> [WHAT NEEDS TO BE DONE]:
Reproduce exactly, with no pictures, each line from the opening of the material down through the line containing "minimum height=21pt] (evaluation)".

____ SUPPLIED MATERIAL

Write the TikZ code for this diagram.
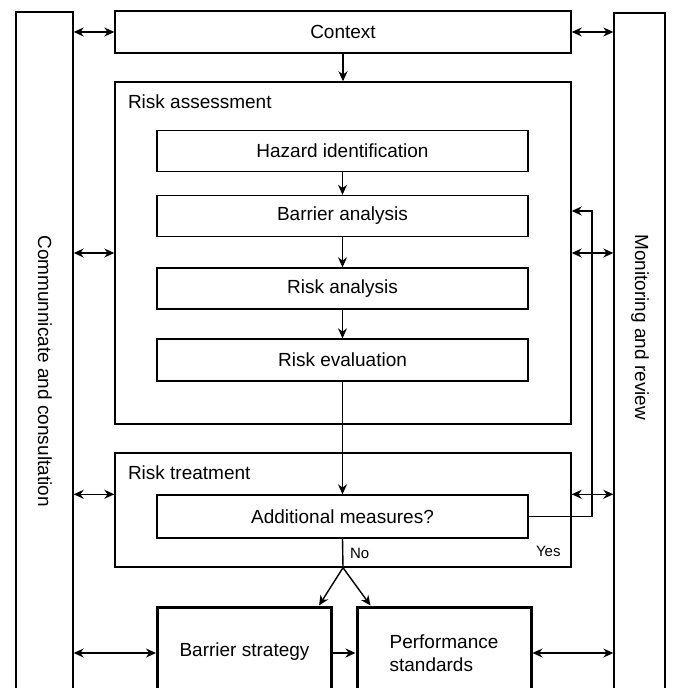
\documentclass[tikz,border=0pt]{standalone}
\usepackage{fontspec}
\setmainfont{Liberation Sans}
\usetikzlibrary{arrows.meta,calc}
\tikzset{
	stagebox/.style={draw, minimum width=185.5pt, minimum height=20.5pt, inner sep=0pt},
	bigbox/.style={draw, minimum width=228pt, inner sep=0pt},
	sidebar/.style={draw, minimum height=350pt, inner sep=0pt},
	outbox/.style={draw, line width=1.5pt, minimum width=87pt, minimum height=46pt, inner sep=0pt},
	boxtitle/.style={anchor=north west, inner sep=6.5pt},
	smalltext/.style={font=\fontsize{7.5}{9}\selectfont},
	onearrow/.style={-{Stealth[length=5pt,width=4.5pt]}},
	twoarrow/.style={{Stealth[length=5pt,width=4.5pt]}-{Stealth[length=5pt,width=4.5pt]}}
}
\begin{document}
\begin{tikzpicture}[x=0.5pt, y=-0.5pt, font=\fontsize{9.5}{11.5}\selectfont, line width=0.7pt]

	\useasboundingbox (0, 0) rectangle (678, 688);
	\clip (0, 0) rectangle (678, 688);

% side bars
\node[sidebar, minimum width=28.5pt] (comm) at (44.5, 362) {};
\node[sidebar, minimum width=25.5pt] (mon) at (639.5, 363) {};
\node[rotate=-90, anchor=west] at (45, 228) {Communnicate and consultation};
\node[rotate=-90, anchor=west] at (640, 227) {Monitoring and review};

% main column
\node[bigbox, minimum height=21pt] (context) at (343, 32) {Context};
\node[bigbox, minimum height=171pt] (assess) at (343, 253) {};
\node[boxtitle] at (assess.north west) {Risk assessment};
\node[stagebox] (hazard) at (342.5, 151) {Hazard identification};
\node[stagebox] (barrier) at (342.5, 216) {Barrier analysis};
\node[stagebox] (analysis) at (342.5, 288.5) {Risk analysis};
\node[stagebox, minimum height=21pt] (evaluation) at (342.5, 360) {Risk evaluation};

\node[bigbox, minimum height=57pt] (treat) at (343, 510) {};
\node[boxtitle] at (treat.north west) {Risk treatment};
\node[stagebox, minimum height=21.5pt] (measures) at (342.5, 516.5) {Additional measures?};

\node[outbox] (strategy) at (244.5, 653) {\raisebox{3pt}{Barrier strategy}};
\node[outbox, align=left] (standards) at (444, 653) {Performance\\standards};

% flow
\draw[onearrow] (context.south) -- (assess.north);
\foreach \a/\b in {hazard/barrier, barrier/analysis, analysis/evaluation}
\draw[onearrow] (\a.south) -- (\b.north);
\draw[onearrow] (evaluation.south) -- (measures.north);
\draw (measures.south) -- node[right, smalltext] {No} (treat.south);
\draw[onearrow] (treat.south) -- ($(strategy.north east)+(-14, 0)$);
\draw[onearrow] (treat.south) -- ($(standards.north west)+(15, 0)$);
\draw[onearrow] (strategy.east) -- (standards.west);

\coordinate (loop) at (592, 211);
\draw[onearrow] (measures.east) -| (loop) -- (loop -| assess.east);
\node[anchor=north west, smalltext] at (measures.south east) {Yes};

% links to the side bars
\foreach \b in {context, assess} {
	\draw[twoarrow] (comm.east |- \b.west) -- (\b.west);
	\draw[twoarrow] (\b.east) -- (mon.west |- \b.east);
}
\draw[twoarrow] (comm.east |- measures.north) -- (treat.west |- measures.north);
\draw[twoarrow] (treat.east |- measures.north) -- (mon.west |- measures.north);
\draw[twoarrow] (comm.east |- strategy.west) -- (strategy.west);
\draw[twoarrow] (standards.east) -- (mon.west |- standards.east);

\end{tikzpicture}
\end{document}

________

> [OUTPUT OF THE EXERCISE]:
Write the TikZ code for this diagram.
\documentclass[tikz,border=0pt]{standalone}
\usepackage{fontspec}
\setmainfont{Liberation Sans}
\usetikzlibrary{arrows.meta,calc}
\tikzset{
	stagebox/.style={draw, minimum width=185.5pt, minimum height=20.5pt, inner sep=0pt},
	bigbox/.style={draw, minimum width=228pt, inner sep=0pt},
	sidebar/.style={draw, minimum height=350pt, inner sep=0pt},
	outbox/.style={draw, line width=1.5pt, minimum width=87pt, minimum height=46pt, inner sep=0pt},
	boxtitle/.style={anchor=north west, inner sep=6.5pt},
	smalltext/.style={font=\fontsize{7.5}{9}\selectfont},
	onearrow/.style={-{Stealth[length=5pt,width=4.5pt]}},
	twoarrow/.style={{Stealth[length=5pt,width=4.5pt]}-{Stealth[length=5pt,width=4.5pt]}}
}
\begin{document}
\begin{tikzpicture}[x=0.5pt, y=-0.5pt, font=\fontsize{9.5}{11.5}\selectfont, line width=0.7pt]

	\useasboundingbox (0, 0) rectangle (678, 688);
	\clip (0, 0) rectangle (678, 688);

% side bars
\node[sidebar, minimum width=28.5pt] (comm) at (44.5, 362) {};
\node[sidebar, minimum width=25.5pt] (mon) at (639.5, 363) {};
\node[rotate=-90, anchor=west] at (45, 228) {Communnicate and consultation};
\node[rotate=-90, anchor=west] at (640, 227) {Monitoring and review};

% main column
\node[bigbox, minimum height=21pt] (context) at (343, 32) {Context};
\node[bigbox, minimum height=171pt] (assess) at (343, 253) {};
\node[boxtitle] at (assess.north west) {Risk assessment};
\node[stagebox] (hazard) at (342.5, 151) {Hazard identification};
\node[stagebox] (barrier) at (342.5, 216) {Barrier analysis};
\node[stagebox] (analysis) at (342.5, 288.5) {Risk analysis};
\node[stagebox, minimum height=21pt] (evaluation) at (342.5, 360) {Risk evaluation};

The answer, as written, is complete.